El protagonismo del calzado en el ámbito político tiene ilustres precedentes; el más sonado se produjo el 12 de octubre de 1960 en la asamblea general de las Naciones Unidas cuando Nikita Kruschev, líder supremo de la URSS, después de escuchar el alegato proamericano de Lorenzo Sumulong, portavoz del Gobierno de Filipinas, se quitó uno de sus zapatos y lo machacó contra su estrado en señal de tremenda disconformidad con lo escuchado. Una réplica local de tal invectica zapatil la protagonizó en el 2013 el entonces diputado de la CUP David Fernández durante la comparecencia de Don Rodrigo Rato en la comisión de investigación del Parlament sobre el 'caso Bankia'. El filósofo 'indepe' se descalzó una de sus veraniegas sandalias y, en tono poco amigo, la mostró a Rato mientras le preguntaba si sabía qué significaba aquello en Irak.

Ante la cara de campana del compareciente, Fernández le aleccionó: “Es un gesto de desprecio hacia el poder”. Luego remató la faena con un definitivo “Te espero en el infierno. Hasta luego, gánster.” Y para que los ejemplos sean tres, siempre buen número, regresemos a las Filipinas para darles betún, uno por uno, a los míticos 3.000 pares de zapatos de lujo que Imelda, exreina de la belleza de Manila y esposa del dictador Ferdinand Marcos, almacenaba en su vestidor.

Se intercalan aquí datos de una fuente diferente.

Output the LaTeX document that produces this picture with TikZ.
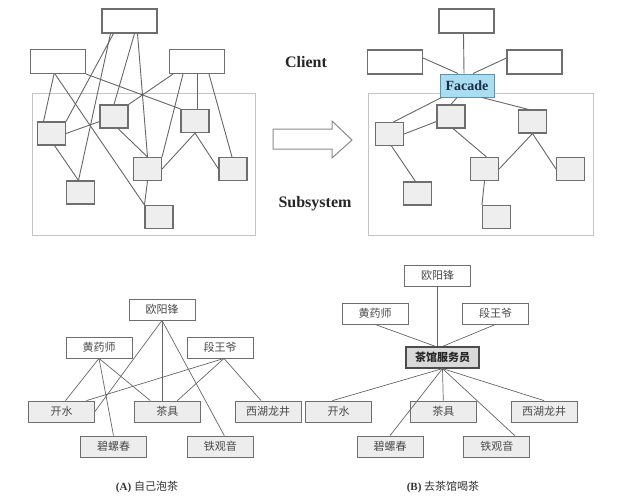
\documentclass[tikz,border=0pt]{standalone}
\usepackage{fontspec}
\setmainfont{Liberation Serif}
\newfontfamily\cjk{Noto Sans CJK SC}
\usetikzlibrary{positioning}
\definecolor{boxgray}{HTML}{6E6E6E}
\definecolor{subfill}{HTML}{EEEEEE}
\definecolor{framegray}{HTML}{C4C4C4}
\definecolor{linegray}{HTML}{666666}
\definecolor{facadefill}{HTML}{A9DDF1}
\definecolor{facadeline}{HTML}{5F93B0}
\definecolor{facadetext}{HTML}{1B2B44}
\definecolor{teafill}{HTML}{EDEDED}
\definecolor{waiterfill}{HTML}{D9D9D9}
\definecolor{labelgray}{HTML}{4A4A4A}
\tikzset{clientbox/.style={rectangle,draw=boxgray,fill=white,
inner sep=0pt,line width=1.1pt,minimum height=24pt, minimum width=55pt}}
\tikzset{subbox/.style={rectangle,draw=boxgray,fill=subfill,
inner sep=0pt,line width=1.1pt,minimum height=23pt, minimum width=28pt}}
\tikzset{facadebox/.style={rectangle,draw=facadeline,fill=facadefill,text=facadetext,
inner sep=0pt,line width=1pt,minimum height=23pt, minimum width=54pt,
font=\bfseries\fontsize{14}{16}\selectfont}}
\tikzset{guestbox/.style={rectangle,draw=boxgray,fill=white,text=labelgray,
inner sep=0pt,line width=0.8pt,minimum height=21pt, minimum width=66pt,
font=\cjk\fontsize{11}{13}\selectfont}}
\tikzset{teabox/.style={guestbox,fill=teafill}}
\tikzset{waiterbox/.style={guestbox,fill=waiterfill,line width=1.2pt,draw=black!70,text=black!85,
minimum width=73pt,font=\cjk\bfseries\fontsize{11}{13}\selectfont}}
\tikzset{subframe/.style={draw=framegray,line width=1pt}}
\tikzset{wire/.style={draw=linegray,line width=0.9pt}}
\tikzset{thinwire/.style={draw=linegray,line width=0.7pt}}
\tikzset{bigword/.style={font=\bfseries\fontsize{16}{18}\selectfont,text=black!85}}

\begin{document}
\begin{tikzpicture}[x=1pt,y=-1pt]
    \useasboundingbox (0,0) rectangle (620,496);

        \draw[subframe] (32,93) rectangle (255,235);
        \draw[subframe] (368,93) rectangle (593,235);

        \node[clientbox] (clientA) at (129.5,21) {};
        \node[clientbox] (clientB) at (58,61.5) {};
        \node[clientbox] (clientC) at (197,61.5) {};
        \node[subbox] (subA) at (51.5,133.5) {};
        \node[subbox] (subB) at (114,116.5) {};
        \node[subbox] (subC) at (195,121) {};
        \node[subbox] (subD) at (147.5,169) {};
        \node[subbox] (subE) at (233,169) {};
        \node[subbox] (subF) at (80.5,192.5) {};
        \node[subbox] (subG) at (159,217) {};

        \draw[wire] ([xshift=-16pt]clientA.south) -- (subA.north east);
        \draw[wire] ([xshift=-19pt]clientA.south) -- ([xshift=-2pt]subF.north);
        \draw[wire] ([xshift=5pt]clientA.south) -- (subB.north);
        \draw[wire] ([xshift=8pt]clientA.south) -- (subD.north);
        \draw[wire] ([xshift=-4pt]clientB.south) -- ([xshift=-8pt]subA.north);
        \draw[wire] ([xshift=-3pt]clientB.south) -- (subG.north west);
        \draw[wire] (clientB.south east) -- (subC.north west);
        \draw[wire] ([xshift=-24pt]clientC.south) -- (subB.north east);
        \draw[wire] ([xshift=-14pt]clientC.south) -- (subD.north east);
        \draw[wire] (clientC.south) -- (clientC.south |- subC.north);
        \draw[wire] ([xshift=12pt]clientC.south) -- ([xshift=-1pt]subE.north);
        \draw[wire] (subA.east) -- ([yshift=-5pt]subB.west);
        \draw[wire] ([xshift=3pt]subA.south) -- ([xshift=-2pt]subF.north);
        \draw[wire] ([xshift=4pt]subB.south) -- (subD.north);
        \draw[wire] (subC.south) -- (subD.east);
        \draw[wire] (subC.south) -- (subE.west);
        \draw[wire] (subD.south) -- (subG.north west);

        \draw[line width=1pt,draw=boxgray!80,fill=white] (273,129) -- (332,129) -- (332,121) -- (352,140)
            -- (332,158) -- (332,149) -- (273,149) -- cycle;
        \node[bigword] (client) at (306,62) {Client};
        \node[bigword] (subsystem) at (315,204) {Subsystem};

        \node[clientbox] (userA) at (466.5,21) {};
        \node[clientbox] (userB) at (395,62) {};
        \node[clientbox] (userC) at (534.5,62) {};
        \node[facadebox] (facade) at (467,85.5) {Facade};
        \node[subbox] (partA) at (389.5,134) {};
        \node[subbox] (partB) at (451,116.5) {};
        \node[subbox] (partC) at (532.5,121.5) {};
        \node[subbox] (partD) at (484.5,169) {};
        \node[subbox] (partE) at (570.5,169) {};
        \node[subbox] (partF) at (417.5,193.5) {};
        \node[subbox] (partG) at (496.5,217) {};

        \draw[wire] ([xshift=-3pt]userA.south) -- ([xshift=-3pt]facade.north);
        \draw[wire] ([yshift=4pt]userB.east) -- ([xshift=-9pt]facade.north);
        \draw[wire] ([yshift=4pt]userC.west) -- ([xshift=6pt]facade.north);
        \draw[wire] ([xshift=2pt]facade.south west) -- ([xshift=4pt]partA.north);
        \draw[wire] ([xshift=-10pt]facade.south) -- (partB.north);
        \draw[wire] ([xshift=15pt]facade.south) -- ([xshift=-4pt]partC.north);
        \draw[wire] (partA.east) -- ([yshift=-5pt]partB.west);
        \draw[wire] ([xshift=2pt]partA.south) -- ([xshift=-2pt]partF.north);
        \draw[wire] ([xshift=2pt]partB.south) -- ([xshift=2pt]partD.north);
        \draw[wire] (partC.south) -- (partD.east);
        \draw[wire] (partC.south) -- (partE.west);
        \draw[wire] (partD.south) -- (partG.north west);

        \node[guestbox] (ouyangA) at (162,309.5) {欧阳锋};
        \node[guestbox] (huangA) at (99,347.5) {黄药师};
        \node[guestbox] (duanA) at (220,347.5) {段王爷};
        \node[teabox] (waterA) at (61.5,411.5) {开水};
        \node[teabox] (setA) [right=39pt of waterA] {茶具};
        \node[teabox] (longjingA) [right=34pt of setA] {西湖龙井};
        \node[teabox] (biluoA) at (113.5,446.5) {碧螺春};
        \node[teabox] (tieA) [right=40pt of biluoA] {铁观音};
        \node[text=black!80] (captionA) at (147,487) {\fontsize{11}{13}\selectfont\textbf{(A)} {\cjk 自己泡茶}};

        \draw[thinwire] (ouyangA.south) -- (waterA.east);
        \draw[thinwire] (ouyangA.south) -- (ouyangA.south |- setA.north);
        \draw[thinwire] (ouyangA.south) -- ([xshift=4pt]tieA.north);
        \draw[thinwire] (huangA.south) -- ([xshift=4pt]waterA.north);
        \draw[thinwire] (huangA.south) -- (biluoA.north);
        \draw[thinwire] (huangA.south) -- ([xshift=-17pt]setA.north);
        \draw[thinwire] ([xshift=4pt]duanA.south) -- ([xshift=25pt]waterA.north);
        \draw[thinwire] ([xshift=4pt]duanA.south) -- ([xshift=10pt]setA.north);
        \draw[thinwire] ([xshift=4pt]duanA.south) -- ([xshift=-7pt]longjingA.north);

        \node[guestbox] (ouyangB) at (437.5,275.5) {欧阳锋};
        \node[guestbox] (huangB) at (375,313.5) {黄药师};
        \node[guestbox] (duanB) at (495.5,313.5) {段王爷};
        \node[waiterbox] (waiter) at (442.5,357.5) {茶馆服务员};
        \node[teabox] (waterB) at (338.5,411.5) {开水};
        \node[teabox] (setB) [right=38pt of waterB] {茶具};
        \node[teabox] (longjingB) [right=34pt of setB] {西湖龙井};
        \node[teabox] (biluoB) at (390,446.5) {碧螺春};
        \node[teabox] (tieB) [right=40pt of biluoB] {铁观音};
        \node[text=black!80] (captionB) at (443,487) {\fontsize{11}{13}\selectfont\textbf{(B)} {\cjk 去茶馆喝茶}};

        \draw[thinwire] (ouyangB.south) -- (ouyangB.south |- waiter.north);
        \draw[thinwire] (huangB.south) -- ([xshift=-7pt]waiter.north);
        \draw[thinwire] (duanB.south) -- (waiter.north);
        \draw[thinwire] (waiter.south) -- ([xshift=-6pt]waterB.north);
        \draw[thinwire] (waiter.south) -- (biluoB.north);
        \draw[thinwire] (waiter.south) -- (setB.north);
        \draw[thinwire] (waiter.south) -- ([xshift=18pt]tieB.north);
        \draw[thinwire] (waiter.south) -- (longjingB.north);

    \end{tikzpicture}
\end{document}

En caso de haberme encontrado en el aprieto de Juncker, creo que no hubiese atendido las sugerencias de mi secretaria, e, ignorando el divorcio cromático de mis extremidades inferiores, hubiera continuado tranquilamente con mi labor. ¿Quién sabe si la imagen no se hubiese convertido en viral y todos los Parlamentos del Viejo Continente se hubieran incendiado de pares dispares de zapatos? O, jugando el error a favor, Juncker hubiese podido demagogiar: “¿Cómo queréis que resuma en un único color las muchas tonalidades del pantone europeo?”

No deberíamos escandalizarnos ante el despiste del europeo; al fin y al cabo la inmensa mayoría de nuestras señorías acuden al taller con mentalidad de 'sabata i espardenya' y no pasa nada, nadita de nada.